Dr. Mary A. O’Sullivan
Dr. Mary A. O’Sullivan is Professor of Economic History at the University of Geneva in Switzerland. Her research focuses on the history of capitalism, with particular attention to enterprises, industries and financial institutions, as well as the history of economic thought with regard to profit, finance and capital. Her most recent book, Dividends of Development: Securities Markets in the History of U.S. Capitalism, 1866-1922, was published by Oxford University Press in September 2016. Dr. O’Sullivan was a Fellow of the Wissenschaftskolleg zu Berlin for 2016-2017, she served as the president of the Business History Conference in 2017-2018 and she is a Research Member of the European Corporate Governance Institute. She is currently working on a project on the history of profit – see “The Intelligent Woman’s Guide to Capitalism,” Enterprise and Society, vol. 19, no. 4, Winter 2018 – as well as the history of the Great Depression of the 1930s (see “Eine historische Fiktion,” Spiegel Geschichte, Ausgabe 5, 2020, 134-140).

Dr. Andrea H. Schneider-Braunberger
Dr. Andrea Schneider-Braunberger has been the CEO of Gesellschaft für Unternehmensgeschichte (GUG: Association of Business History) since 1996. Located in Frankfurt, Germany, GUG acts as a platform for connecting academia and business in the field of business history by offering workshops, conferences and journals, etc., as well as being a consulting firm specializing in research, business history and the creation of innovative corporate archives. In addition, Dr. Schneider is a past president of the European Business History Association (EBHA). She currently serves as a member of the board of trustees of the Historical Museum of Frankfurt, Germany. Dr. Schneider has co-authored more than 100 research projects in her capacity at GUG and helped create a significant number of company archives. She is also the author of numerous books, mostly in the field of banking history and family firms. Her latest book, co-authored with Stephanie Tilly, analyzes the history of a family-owned bank: Alles mit Bedacht? 225 Jahre Bankhaus C.L. Seeliger (2019, Joh. Heinr. Meyer GmbH). Dr. Schneider’s current research interest focusses on the uses of the past in family firms and the firms’ resilience, especially in times of crises.

David Walmsley
David Walmsley is The Globe and Mail's 12th editor-in-chief. He was appointed in March 2014, having previously served as Managing Editor. Under his editorship, The Globe and Mail has won the annual Michener Award for meritorious public service journalism three times as well as dominated the annual National Newspaper Awards.

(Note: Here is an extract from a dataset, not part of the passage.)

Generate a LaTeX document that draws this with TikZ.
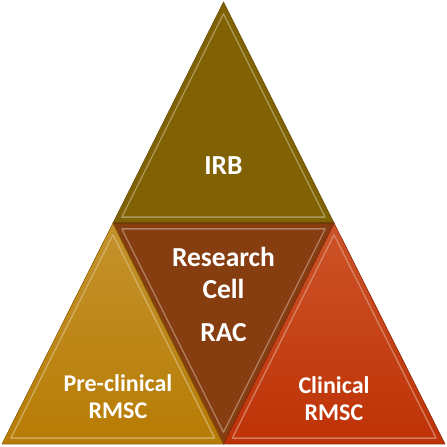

The Globe and Mail won the global award for best data journalism in 2017 for its seminal investigation Unfounded.
David is a member of the World Editors' Forum of the World Association of Newspapers, a delegate to the World Economic Forum Davos, the creator of World News Day, a global day of action explaining the impact of important journalism and the most recent past chair of the Canadian Journalism Foundation.
In 2019, he co-curated in Toronto a two-day symposium Shooting War involving the world's most important conflict photographers. David is now working with Professor Anthony Feinstein (University of Toronto) to devise the world's first Moral Injury scale for journalists.
David sits on the advisory board of the digital media zone at Ryerson University and is a board member of the Canadian Children's Literacy Foundation.